## [Written problem]
Below are some entries. Transcribe the lines from the one holding "Reproduce this chart with D3.js." to the one holding "height = 400;", inclusive, but not the pictures among them.

## [Records to process]
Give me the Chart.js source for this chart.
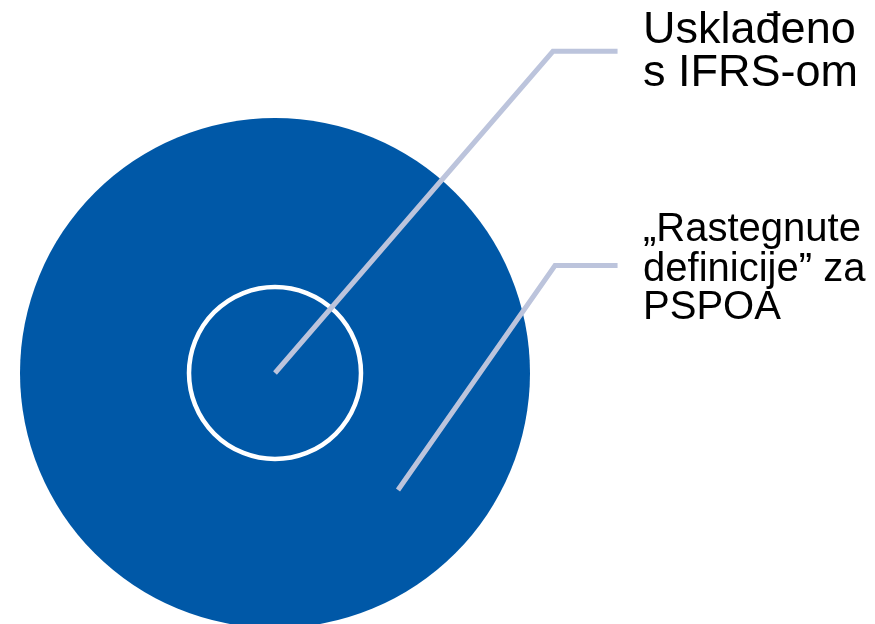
<!DOCTYPE html>
<html>
<head>
<meta charset="utf-8">
<script src="https://cdn.jsdelivr.net/npm/chart.js@4"></script>
<style>
  html, body { margin: 0; padding: 0; background: #ffffff; }
  #wrap { width: 875px; height: 624px; position: relative; }
</style>
</head>
<body>
<div id="wrap"><canvas id="c"></canvas></div>
<script>
// ---- data ----
const categories = ["Usklađeno s IFRS-om", "„Rastegnute definicije” za PSPOA"];
const labelLines = [["Usklađeno", "s IFRS-om"], ["„Rastegnute", "definicije” za", "PSPOA"]];
// relative radii of the nested sets (inner set = 1)
const setRadius = [1, 3];

// ---- layout / style (not data) ----
const PPU = 85;                 // pixels per unit on both axes
const W = 875, H = 624;
const CX = 275, CY = 373;       // pixel position of the common centre
const BLUE = "#0058a7";
const LEADER = "#bcc4dc";
const leaders = [
  [{x: 0, y: 0}, {x: 3.27, y: 3.785}, {x: 4.03, y: 3.785}],
  [{x: 1.447, y: -1.376}, {x: 3.294, y: 1.265}, {x: 4.03, y: 1.265}]
];
const labelAnchor = [
  {x: 4.33, y: 3.785, font: 45, dy: [-8, 35]},
  {x: 4.33, y: 1.265, font: 40, dy: [-24, 16, 54]}
];

function radiusPx(ctx, r) {
  const s = ctx.chart.scales.x;
  return Math.abs(s.getPixelForValue(r) - s.getPixelForValue(0));
}

const labelPlugin = {
  id: "labels",
  afterDatasetsDraw(chart) {
    const c = chart.ctx, sx = chart.scales.x, sy = chart.scales.y;
    c.save();
    c.fillStyle = "#000000";
    c.textAlign = "left";
    c.textBaseline = "alphabetic";
    labelLines.forEach((lines, i) => {
      const a = labelAnchor[i];
      c.font = a.font + "px 'Liberation Sans', Arial, sans-serif";
      const px = sx.getPixelForValue(a.x), py = sy.getPixelForValue(a.y);
      lines.forEach((t, j) => c.fillText(t, px, py + a.dy[j]));
    });
    c.restore();
  }
};

new Chart(document.getElementById("c"), {
  type: "scatter",
  data: {
    datasets: [
      { label: categories[0] + " leader", data: leaders[0], showLine: true, borderColor: LEADER, borderWidth: 5,
        pointRadius: 0, borderCapStyle: "butt", borderJoinStyle: "miter", clip: false },
      { label: categories[1] + " leader", data: leaders[1], showLine: true, borderColor: LEADER, borderWidth: 5,
        pointRadius: 0, borderCapStyle: "butt", borderJoinStyle: "miter", clip: false },
      { label: categories[0], data: [{x: 0, y: 0}], backgroundColor: BLUE, borderColor: "#ffffff", borderWidth: 4.5,
        pointRadius: ctx => radiusPx(ctx, setRadius[0]) + 1, pointHoverRadius: ctx => radiusPx(ctx, setRadius[0]) + 1, clip: false },
      { label: categories[1], data: [{x: 0, y: 0}], backgroundColor: BLUE, borderColor: BLUE, borderWidth: 0,
        pointRadius: ctx => radiusPx(ctx, setRadius[1]), pointHoverRadius: ctx => radiusPx(ctx, setRadius[1]), clip: false }
    ]
  },
  options: {
    responsive: true,
    maintainAspectRatio: false,
    animation: false,
    events: [],
    layout: { padding: 0 },
    plugins: { legend: { display: false }, tooltip: { enabled: false } },
    scales: {
      x: { type: "linear", display: false, min: -CX / PPU, max: (W - CX) / PPU },
      y: { type: "linear", display: false, min: -(H - CY) / PPU, max: CY / PPU }
    }
  },
  plugins: [labelPlugin]
});
</script>
</body>
</html>
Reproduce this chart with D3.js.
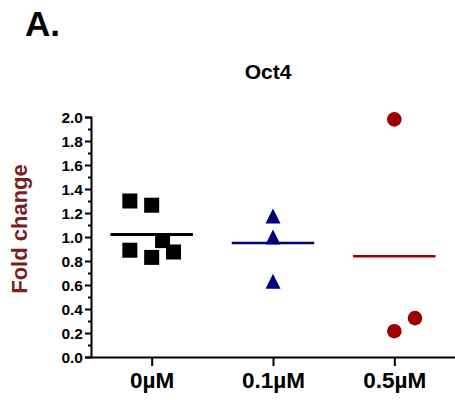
<!DOCTYPE html>
<html>
<head>
<meta charset="utf-8">
<script src="https://cdn.jsdelivr.net/npm/d3@7"></script>
<style>
  body { margin: 0; background: #fff; }
  svg text { font-family: "Liberation Sans", Arial, sans-serif; font-weight: bold; }
</style>
</head>
<body>
<div id="vis"></div>
<script>

var width = 455,
    height = 400;

// doses on the x axis
var categories = ["0\u00b5M", "0.1\u00b5M", "0.5\u00b5M"];

// fold change per replicate, with the horizontal spread of the points (in category units)
var dose0 = [1.30, 1.265, 0.89, 0.83, 0.97, 0.875],
    dose0Spread = [-0.18, 0, -0.18, 0, 0.09, 0.18];
var dose01 = [1.175, 1.0, 0.632],
    dose01Spread = [0, 0, 0];
var dose05 = [1.98, 0.215, 0.324],
    dose05Spread = [0, 0, 0.17];

// mean lines as drawn
var means = [1.02, 0.95, 0.84];

var yTicks = [0, 0.2, 0.4, 0.6, 0.8, 1.0, 1.2, 1.4, 1.6, 1.8, 2.0];

var colors = ["#000000", "#00007a", "#9c0000"];

var svg = d3.select("#vis").append("svg")
    .attr("width", width)
    .attr("height", height);

var x = d3.scaleLinear()
    .domain([-0.5, 2.5])
    .range([91, 455]);

var y = d3.scaleLinear()
    .domain([0, 2])
    .range([357, 117]);

// panel letter and title
svg.append("text")
    .attr("x", 25)
    .attr("y", 36)
    .style("font-size", "35px")
    .text("A.");

svg.append("text")
    .attr("x", 268)
    .attr("y", 79)
    .attr("text-anchor", "middle")
    .style("font-size", "21px")
    .text("Oct4");

// y axis: minor ticks first, then the labelled ones
svg.append("g")
    .attr("transform", "translate(91,0)")
    .call(d3.axisLeft(y).tickValues(d3.range(0.1, 2, 0.2)).tickSize(3).tickFormat(""))
    .call(function(g) { g.select(".domain").remove(); })
    .selectAll("line").attr("stroke-width", 2);

var yAxis = svg.append("g")
    .attr("transform", "translate(91,0)")
    .call(d3.axisLeft(y)
        .tickValues(yTicks)
        .tickSize(6)
        .tickSizeOuter(6)
        .tickPadding(2)
        .tickFormat(d3.format(".1f")));

yAxis.select(".domain").attr("stroke-width", 2);
yAxis.selectAll("line").attr("stroke-width", 2);
yAxis.selectAll("text")
    .attr("dy", "0.36em")
    .style("font-size", "15.5px")
    .style("font-family", "Liberation Sans, Arial, sans-serif")
    .attr("fill", "#000");

svg.append("text")
    .attr("transform", "translate(27,229)rotate(-90)")
    .attr("text-anchor", "middle")
    .attr("fill", "#7a1f1f")
    .style("font-size", "22px")
    .text("Fold change");

// x axis
var xAxis = svg.append("g")
    .attr("transform", "translate(0,357)")
    .call(d3.axisBottom(x)
        .tickValues([0, 1, 2])
        .tickSize(9)
        .tickSizeOuter(0)
        .tickPadding(6)
        .tickFormat(function(i) { return categories[i]; }));

xAxis.select(".domain").attr("stroke-width", 2);
xAxis.selectAll("line").attr("stroke-width", 2);
xAxis.selectAll("text")
    .attr("dy", "0.71em")
    .style("font-size", "22.5px")
    .style("font-family", "Liberation Sans, Arial, sans-serif")
    .attr("fill", "#000");

// points
function points(values, spread, group) {
    return values.map(function(v, i) {
        return { value: v, cx: group + spread[i] };
    });
}

svg.append("g").selectAll("rect")
    .data(points(dose0, dose0Spread, 0))
    .enter().append("rect")
    .attr("x", function(d) { return x(d.cx) - 7.5; })
    .attr("y", function(d) { return y(d.value) - 7.5; })
    .attr("width", 15)
    .attr("height", 15)
    .attr("fill", colors[0]);

svg.append("g").selectAll("path")
    .data(points(dose01, dose01Spread, 1))
    .enter().append("path")
    .attr("transform", function(d) { return "translate(" + x(d.cx) + "," + y(d.value) + ")"; })
    .attr("d", "M0,-7.5L7.5,7.5L-7.5,7.5Z")
    .attr("fill", colors[1]);

svg.append("g").selectAll("circle")
    .data(points(dose05, dose05Spread, 2))
    .enter().append("circle")
    .attr("cx", function(d) { return x(d.cx); })
    .attr("cy", function(d) { return y(d.value); })
    .attr("r", 7.3)
    .attr("fill", colors[2]);

// mean lines
svg.append("g").selectAll("line")
    .data(means)
    .enter().append("line")
    .attr("x1", function(d, i) { return x(i - 0.34); })
    .attr("x2", function(d, i) { return x(i + 0.34); })
    .attr("y1", function(d) { return y(d); })
    .attr("y2", function(d) { return y(d); })
    .attr("stroke", function(d, i) { return colors[i]; })
    .attr("stroke-width", function(d, i) { return i == 0 ? 3 : 2.6; });

</script>
</body>
</html>
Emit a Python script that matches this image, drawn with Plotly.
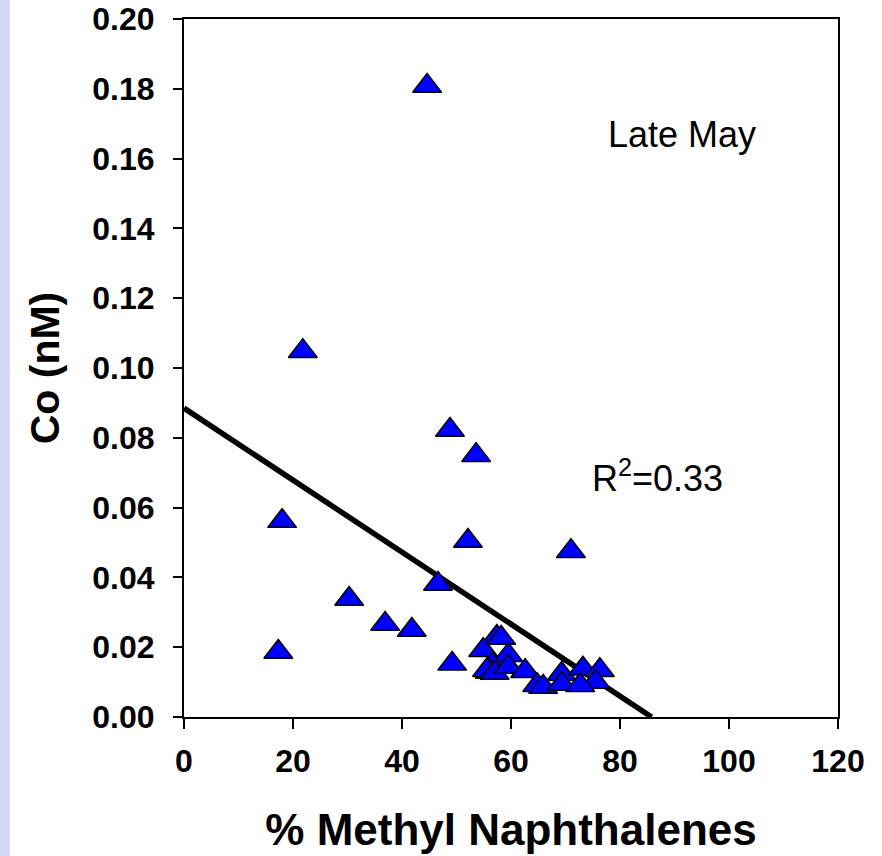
import plotly.graph_objects as go

# ---- data ----
methyl_naph = [44.6, 21.8, 48.8, 53.6, 18.0, 52.1, 71.0, 30.3, 46.6, 36.9, 41.8, 17.3, 49.2,
               57.4, 58.2, 54.9, 59.5, 56.5, 56.1, 55.6, 57.0, 59.5, 62.6, 64.8, 65.9,
               69.3, 69.3, 73.2, 76.3, 75.5, 72.7]
co_nM = [0.1814, 0.1054, 0.0828, 0.0756, 0.0567, 0.0510, 0.0481, 0.0344, 0.0387, 0.0272, 0.0255, 0.0192, 0.0158,
         0.0235, 0.0232, 0.0197, 0.0183, 0.0155, 0.0135, 0.0140, 0.0132, 0.0149, 0.0137, 0.0097, 0.0092,
         0.0129, 0.0100, 0.0144, 0.0140, 0.0106, 0.0097]
trend_x = [0.0, 85.8]
trend_y = [0.0885, 0.0]
x_ticks = [0, 20, 40, 60, 80, 100, 120]
y_ticks = [0.00, 0.02, 0.04, 0.06, 0.08, 0.10, 0.12, 0.14, 0.16, 0.18, 0.20]

FONT = "Liberation Sans, Arial, sans-serif"
W, H = 882, 856
ML, MR, MT, MB = 184, 44, 19, 139
PW, PH = W - ML - MR, H - MT - MB

fig = go.Figure()
fig.add_trace(go.Scatter(
    x=trend_x, y=trend_y, mode="lines",
    line=dict(color="black", width=5.5), showlegend=False, hoverinfo="skip"))
fig.add_trace(go.Scatter(
    x=methyl_naph, y=co_nM, mode="markers",
    marker=dict(symbol="triangle-up", size=25, color="#0000FF",
                line=dict(color="black", width=1.5), standoff=2),
    showlegend=False))

fig.add_annotation(x=91.4, y=0.1669, xref="x", yref="y", text="Late May",
                   showarrow=False, font=dict(family=FONT, size=36, color="black"))
fig.add_annotation(x=86.9, y=0.0690, xref="x", yref="y", text="R<sup>2</sup>=0.33",
                   showarrow=False, font=dict(family=FONT, size=36, color="black"))

# lavender stripe on the left edge
fig.add_shape(type="rect", xref="paper", yref="paper", layer="below",
              x0=-ML / PW, x1=(10 - ML) / PW, y0=-MB / PH, y1=1 + MT / PH,
              fillcolor="#D5D8F6", line=dict(width=0))

fig.update_layout(
    width=W, height=H,
    margin=dict(l=ML, r=MR, t=MT, b=MB, autoexpand=False),
    paper_bgcolor="white", plot_bgcolor="white",
    font=dict(family=FONT, color="black"),
    xaxis=dict(range=[0, 120], tickvals=x_ticks, ticktext=[str(v) for v in x_ticks],
               showgrid=False, zeroline=False, showline=True, linecolor="black", linewidth=2,
               mirror=True, ticks="outside", ticklen=10, tickwidth=2, tickcolor="black",
               tickfont=dict(family=FONT, size=32, color="black", weight="bold"), ticklabelstandoff=5,
               title=dict(text="<b>% Methyl Naphthalenes</b>", standoff=36,
                          font=dict(family=FONT, size=44, color="black"))),
    yaxis=dict(range=[0, 0.2], tickvals=y_ticks, ticktext=[f"{v:.2f}" for v in y_ticks],
               showgrid=False, zeroline=False, showline=True, linecolor="black", linewidth=2,
               mirror=True, ticks="outside", ticklen=9, tickwidth=2, tickcolor="black",
               tickfont=dict(family=FONT, size=32, color="black", weight="bold"), ticklabelstandoff=12,
               title=dict(text="<b>Co (nM)</b>", standoff=20,
                          font=dict(family=FONT, size=41, color="black"))),
)

fig.write_html("out.html", config={"displayModeBar": False},
               post_script="document.body.style.margin='0';")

## [Reply to the task]
Reproduce this chart with D3.js.
<!DOCTYPE html>
<html>
<head>
<meta charset="utf-8">
<script src="https://cdn.jsdelivr.net/npm/d3@7"></script>
<style>
  body { margin: 0; background: #fff; }
  svg text { font-family: "Liberation Sans", Arial, sans-serif; font-weight: bold; }
</style>
</head>
<body>
<div id="vis"></div>
<script>

var width = 455,
    height = 400;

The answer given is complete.